The best use of AI here is as an attention tool. It can help you notice what needs ownership. It cannot take ownership for you.

A Practical Ownership Checklist

Use this checklist after the draft has a workable structure and before the final line edit.

  1. Highlight every claim, recommendation, and promise.
  2. Ask whether you could explain why each important claim is there.
  3. Add the situation, audience, or constraint behind broad advice.
  4. Replace vague authority with specific reasoning or evidence.
  5. Add at least one real example with roles, source material, and a human decision.
  6. Qualify claims that are true only in certain conditions.
  7. Cut sentences that sound confident but have no support.
  8. Only then polish the voice, rhythm, and transitions.

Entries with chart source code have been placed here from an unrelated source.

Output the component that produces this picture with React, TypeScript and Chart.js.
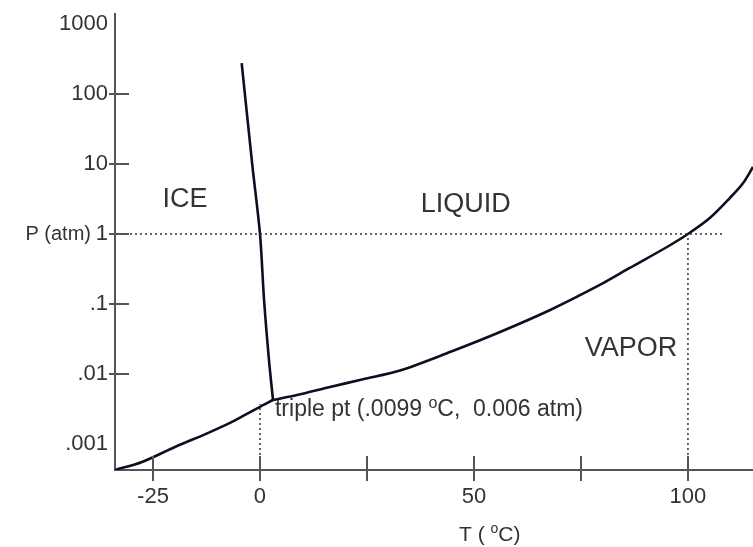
import React, { useEffect, useRef } from "react";
import { Chart, registerables } from "chart.js";

Chart.register(...registerables);

// ---- data ----
// Solid/liquid (melting) boundary
const meltingT = [-4.28, -1.8, 0, 0.95, 2.1, 3.04];
const meltingP = [277, 9.7, 1, 0.114, 0.0158, 0.00425];
// Solid/vapor (sublimation) boundary
const sublimationT = [-33.88, -27.57, -19.86, -11.68, -7.01, -3.5, 0, 3.04];
const sublimationP = [0.000425, 0.000553, 0.000906, 0.00148, 0.002, 0.0026, 0.0034, 0.00425];
// Liquid/vapor (vaporization) boundary
const vaporizationT = [3.04, 8.64, 16.36, 24.07, 32.7, 44.4, 56.1, 67.8, 79.4, 86.4, 95.1, 100, 105.1, 109.8, 112.9, 115.2];
const vaporizationP = [0.00425, 0.00501, 0.00652, 0.0084, 0.0112, 0.0206, 0.0398, 0.082, 0.187, 0.327, 0.652, 1, 1.69, 3.27, 5.35, 9.06];

// Reference (dotted) lines
const oneAtmLineT = [-33.88, 108.6];
const oneAtmLineP = [1, 1];
const zeroCLineT = [0, 0];
const zeroCLineP = [0.000425, 0.0037];
const boilLineT = [100, 100];
const boilLineP = [0.000425, 1];

// Axes
const xMin = -33.88;
const xMax = 115.2;
const yMin = 0.000425;
const yMax = 1390;
const xTickValues = [-25, 0, 25, 50, 75, 100];
const xLabelValues = [-25, 0, 50, 100];
const xLabels = ["-25", "0", "50", "100"];
const yTickValues = [100, 10, 1, 0.1, 0.01];
const yLabelValues = [1000, 100, 10, 1, 0.1, 0.01, 0.001];
const yLabels = ["1000", "100", "10", "1", ".1", ".01", ".001"];

// Region labels (anchored in data space: T, P)
const regionNames = ["ICE", "LIQUID", "VAPOR"];
const regionT = [-17.5, 48.1, 86.7];
const regionP = [3.06, 2.6, 0.0228];

const FONT = '"Liberation Sans", Arial, sans-serif';
const TEXT = "#333333";
const AXIS = "#555555";
const CURVE = "#0e0e22";
const DOT = "#333333";

const toXY = (ts: number[], ps: number[]) => ts.map((t, i) => ({ x: t, y: ps[i] }));

type Part = { text: string; sup?: boolean };

function drawRich(ctx: CanvasRenderingContext2D, parts: Part[], x: number, y: number, size: number, align: "left" | "center") {
  const supSize = Math.round(size * 0.68);
  let total = 0;
  const widths = parts.map((p) => {
    ctx.font = `${p.sup ? supSize : size}px ${FONT}`;
    const w = ctx.measureText(p.text).width;
    total += w;
    return w;
  });
  let cx = align === "center" ? x - total / 2 : x;
  ctx.textAlign = "left";
  ctx.textBaseline = "middle";
  parts.forEach((p, i) => {
    ctx.font = `${p.sup ? supSize : size}px ${FONT}`;
    ctx.fillText(p.text, cx, p.sup ? y - size * 0.28 : y);
    cx += widths[i];
  });
}

const overlayPlugin = {
  id: "phaseOverlay",
  afterDraw(chart: any) {
    const ctx: CanvasRenderingContext2D = chart.ctx;
    const xs = chart.scales.x;
    const ys = chart.scales.y;
    const axisX = chart.chartArea.left;
    const axisY = chart.chartArea.bottom;
    ctx.save();

    // tick marks crossing the axes
    ctx.strokeStyle = AXIS;
    ctx.lineWidth = 2;
    yTickValues.forEach((v) => {
      const py = Math.round(ys.getPixelForValue(v));
      ctx.beginPath();
      ctx.moveTo(axisX - 6, py);
      ctx.lineTo(axisX + 14, py);
      ctx.stroke();
    });
    xTickValues.forEach((v) => {
      const px = Math.round(xs.getPixelForValue(v));
      ctx.beginPath();
      ctx.moveTo(px, axisY - 14);
      ctx.lineTo(px, axisY + 11);
      ctx.stroke();
    });

    // tick labels
    ctx.fillStyle = TEXT;
    ctx.font = `22px ${FONT}`;
    ctx.textAlign = "right";
    ctx.textBaseline = "middle";
    yLabelValues.forEach((v, i) => {
      ctx.fillText(yLabels[i], axisX - 7, ys.getPixelForValue(v));
    });
    ctx.font = `20px ${FONT}`;
    ctx.fillText("P (atm)", axisX - 24, ys.getPixelForValue(1));

    ctx.font = `22px ${FONT}`;
    ctx.textAlign = "center";
    ctx.textBaseline = "top";
    xLabelValues.forEach((v, i) => {
      ctx.fillText(xLabels[i], xs.getPixelForValue(v), axisY + 16);
    });

    // axis title
    drawRich(ctx, [{ text: "T ( " }, { text: "o", sup: true }, { text: "C)" }], xs.getPixelForValue(53.7), axisY + 65, 21, "center");

    // region labels
    ctx.font = `27px ${FONT}`;
    ctx.textAlign = "center";
    ctx.textBaseline = "middle";
    regionNames.forEach((name, i) => {
      ctx.fillText(name, xs.getPixelForValue(regionT[i]), ys.getPixelForValue(regionP[i]));
    });

    // triple point annotation
    drawRich(
      ctx,
      [{ text: "triple pt (.0099 " }, { text: "o", sup: true }, { text: "C,  0.006 atm)" }],
      xs.getPixelForValue(3.5),
      ys.getPixelForValue(0.00306),
      23,
      "left"
    );

    ctx.restore();
  },
};

export default function App() {
  const ref = useRef<HTMLCanvasElement>(null);

  useEffect(() => {
    if (!ref.current) return;
    const curve = (label: string, ts: number[], ps: number[]) => ({
      label,
      data: toXY(ts, ps),
      borderColor: CURVE,
      borderWidth: 2.6,
      pointRadius: 0,
      tension: 0.3,
      fill: false,
    });
    const dotted = (label: string, ts: number[], ps: number[]) => ({
      label,
      data: toXY(ts, ps),
      borderColor: DOT,
      borderWidth: 1.5,
      borderDash: [2, 3],
      pointRadius: 0,
      tension: 0,
      fill: false,
    });

    const chart = new Chart(ref.current, {
      type: "line",
      data: {
        datasets: [
          dotted("1 atm", oneAtmLineT, oneAtmLineP),
          dotted("0 °C", zeroCLineT, zeroCLineP),
          dotted("100 °C", boilLineT, boilLineP),
          curve("melting", meltingT, meltingP),
          curve("sublimation", sublimationT, sublimationP),
          curve("vaporization", vaporizationT, vaporizationP),
        ] as any,
      },
      options: {
        animation: false,
        responsive: false,
        maintainAspectRatio: false,
        layout: { padding: { top: 14, left: 0, right: 0, bottom: 0 } },
        plugins: { legend: { display: false }, tooltip: { enabled: false } },
        scales: {
          x: {
            type: "linear",
            min: xMin,
            max: xMax,
            bounds: "data",
            grid: { display: false },
            border: { display: true, color: AXIS, width: 2 },
            ticks: { display: false },
            afterFit: (s: any) => {
              s.height = 77;
            },
          },
          y: {
            type: "logarithmic",
            position: "left",
            min: yMin,
            max: yMax,
            bounds: "data",
            grid: { display: false },
            border: { display: true, color: AXIS, width: 2 },
            ticks: { display: false },
            afterFit: (s: any) => {
              s.width = 115;
            },
          },
        },
      } as any,
      plugins: [overlayPlugin],
    });
    return () => chart.destroy();
  }, []);

  return (
    <div style={{ position: "fixed", left: 0, top: 0, width: 753, height: 547, background: "#ffffff" }}>
      <canvas ref={ref} width={753} height={547} style={{ display: "block", width: 753, height: 547 }} />
    </div>
  );
}
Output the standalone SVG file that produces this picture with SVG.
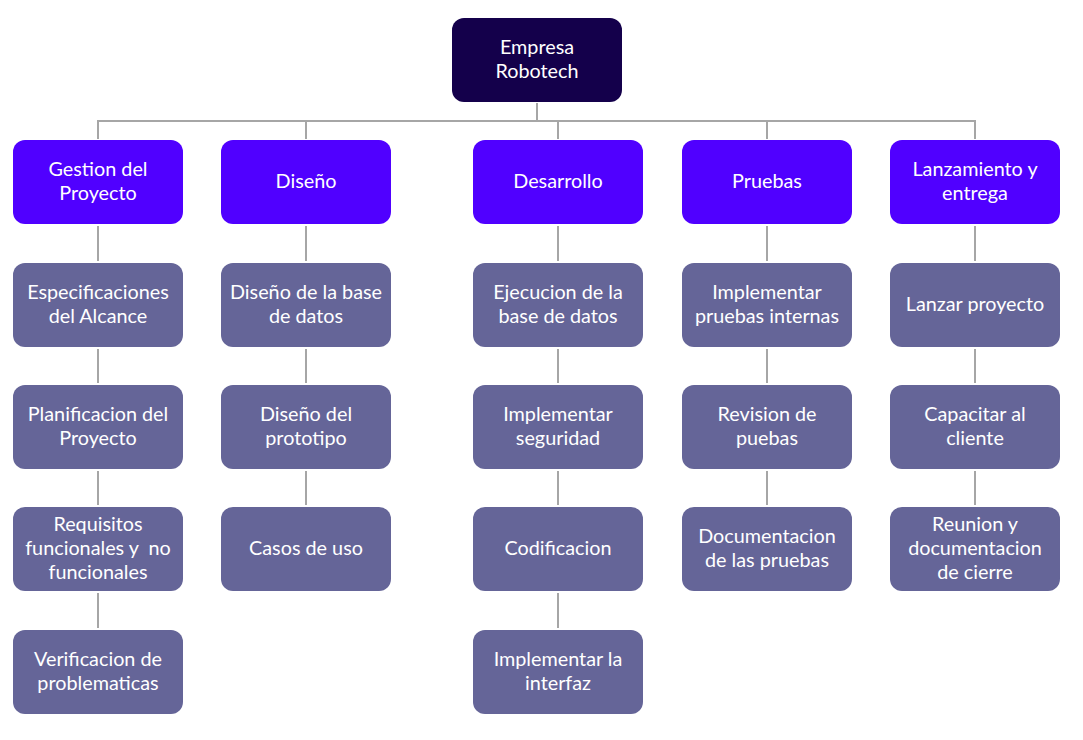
<svg xmlns="http://www.w3.org/2000/svg" width="1083" height="740" viewBox="0 0 1083 740">
<style>
.root{fill:#14004b}
.l1{fill:#5000ff}
.l2{fill:#656598}
text{font-family:Lato,"Open Sans","Liberation Sans",sans-serif;font-size:19.8px;fill:#ffffff;text-anchor:middle}
.c line{stroke:#a6a6a6;stroke-width:2}
</style>
<rect width="1083" height="740" fill="#ffffff"/>
<g class="c" id="connectors">
<line x1="537" y1="103" x2="537" y2="121"/>
<line x1="97" y1="121" x2="976" y2="121"/>
<line x1="98" y1="121" x2="98" y2="139"/>
<line x1="306" y1="121" x2="306" y2="139"/>
<line x1="558" y1="121" x2="558" y2="139"/>
<line x1="767" y1="121" x2="767" y2="139"/>
<line x1="975" y1="121" x2="975" y2="139"/>
<line x1="98" y1="226" x2="98" y2="261"/>
<line x1="98" y1="349" x2="98" y2="383"/>
<line x1="98" y1="471" x2="98" y2="505"/>
<line x1="98" y1="593" x2="98" y2="628"/>
<line x1="306" y1="226" x2="306" y2="261"/>
<line x1="306" y1="349" x2="306" y2="383"/>
<line x1="306" y1="471" x2="306" y2="505"/>
<line x1="558" y1="226" x2="558" y2="261"/>
<line x1="558" y1="349" x2="558" y2="383"/>
<line x1="558" y1="471" x2="558" y2="505"/>
<line x1="558" y1="593" x2="558" y2="628"/>
<line x1="767" y1="226" x2="767" y2="261"/>
<line x1="767" y1="349" x2="767" y2="383"/>
<line x1="767" y1="471" x2="767" y2="505"/>
<line x1="975" y1="226" x2="975" y2="261"/>
<line x1="975" y1="349" x2="975" y2="383"/>
<line x1="975" y1="471" x2="975" y2="505"/>
</g>
<g id="root"><rect class="root" x="452" y="18" width="170" height="84" rx="12"/><text x="537" y="54">Empresa</text><text x="537" y="78">Robotech</text></g>
<g id="gestion"><rect class="l1" x="13" y="140" width="170" height="84" rx="12"/><text x="98" y="176">Gestion del</text><text x="98" y="200">Proyecto</text></g>
<g id="diseno"><rect class="l1" x="221" y="140" width="170" height="84" rx="12"/><text x="306" y="188">Diseño</text></g>
<g id="desarrollo"><rect class="l1" x="473" y="140" width="170" height="84" rx="12"/><text x="558" y="188">Desarrollo</text></g>
<g id="pruebas"><rect class="l1" x="682" y="140" width="170" height="84" rx="12"/><text x="767" y="188">Pruebas</text></g>
<g id="lanzamiento"><rect class="l1" x="890" y="140" width="170" height="84" rx="12"/><text x="975" y="176">Lanzamiento y</text><text x="975" y="200">entrega</text></g>

<g id="especificaciones"><rect class="l2" x="13" y="263" width="170" height="84" rx="12"/><text x="98" y="299">Especificaciones</text><text x="98" y="323">del Alcance</text></g>
<g id="planificacion"><rect class="l2" x="13" y="385" width="170" height="84" rx="12"/><text x="98" y="421">Planificacion del</text><text x="98" y="445">Proyecto</text></g>
<g id="requisitos"><rect class="l2" x="13" y="507" width="170" height="84" rx="12"/><text x="98" y="531">Requisitos</text><text x="98" y="555" xml:space="preserve">funcionales y  no</text><text x="98" y="579">funcionales</text></g>
<g id="verificacion"><rect class="l2" x="13" y="630" width="170" height="84" rx="12"/><text x="98" y="666">Verificacion de</text><text x="98" y="690">problematicas</text></g>

<g id="disenobd"><rect class="l2" x="221" y="263" width="170" height="84" rx="12"/><text x="306" y="299">Diseño de la base</text><text x="306" y="323">de datos</text></g>
<g id="disenoproto"><rect class="l2" x="221" y="385" width="170" height="84" rx="12"/><text x="306" y="421">Diseño del</text><text x="306" y="445">prototipo</text></g>
<g id="casos"><rect class="l2" x="221" y="507" width="170" height="84" rx="12"/><text x="306" y="555">Casos de uso</text></g>

<g id="ejecucion"><rect class="l2" x="473" y="263" width="170" height="84" rx="12"/><text x="558" y="299">Ejecucion de la</text><text x="558" y="323">base de datos</text></g>
<g id="seguridad"><rect class="l2" x="473" y="385" width="170" height="84" rx="12"/><text x="558" y="421">Implementar</text><text x="558" y="445">seguridad</text></g>
<g id="codificacion"><rect class="l2" x="473" y="507" width="170" height="84" rx="12"/><text x="558" y="555">Codificacion</text></g>
<g id="interfaz"><rect class="l2" x="473" y="630" width="170" height="84" rx="12"/><text x="558" y="666">Implementar la</text><text x="558" y="690">interfaz</text></g>

<g id="internas"><rect class="l2" x="682" y="263" width="170" height="84" rx="12"/><text x="767" y="299">Implementar</text><text x="767" y="323">pruebas internas</text></g>
<g id="revision"><rect class="l2" x="682" y="385" width="170" height="84" rx="12"/><text x="767" y="421">Revision de</text><text x="767" y="445">puebas</text></g>
<g id="documentacion"><rect class="l2" x="682" y="507" width="170" height="84" rx="12"/><text x="767" y="543">Documentacion</text><text x="767" y="567">de las pruebas</text></g>

<g id="lanzar"><rect class="l2" x="890" y="263" width="170" height="84" rx="12"/><text x="975" y="311">Lanzar proyecto</text></g>
<g id="capacitar"><rect class="l2" x="890" y="385" width="170" height="84" rx="12"/><text x="975" y="421">Capacitar al</text><text x="975" y="445">cliente</text></g>
<g id="reunion"><rect class="l2" x="890" y="507" width="170" height="84" rx="12"/><text x="975" y="531">Reunion y</text><text x="975" y="555">documentacion</text><text x="975" y="579">de cierre</text></g>
</svg>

This order matters. If you polish before you take ownership, unsupported claims become harder to cut because they start to sound finished.

The Best Humanizer Is Judgment

People often think humanizing AI writing means changing the surface: shorter sentences, more varied rhythm, fewer predictable phrases, warmer transitions.

Those edits can help. But the deeper human signal is judgment.

Judgment says, "This is the reader I am speaking to." It says, "This claim is true only under these conditions." It says, "This example came from a real workflow." It says, "This sentence is too broad, so I am cutting it."

That is what makes AI-assisted writing feel like someone is present behind the page.

Not because the draft is trying to hide its tools.

Because the writer has made the draft answerable.

The ownership pass turns a fluent draft into a piece you can defend. It gives the writing a point of view, a set of limits, and a human being willing to stand behind the final words.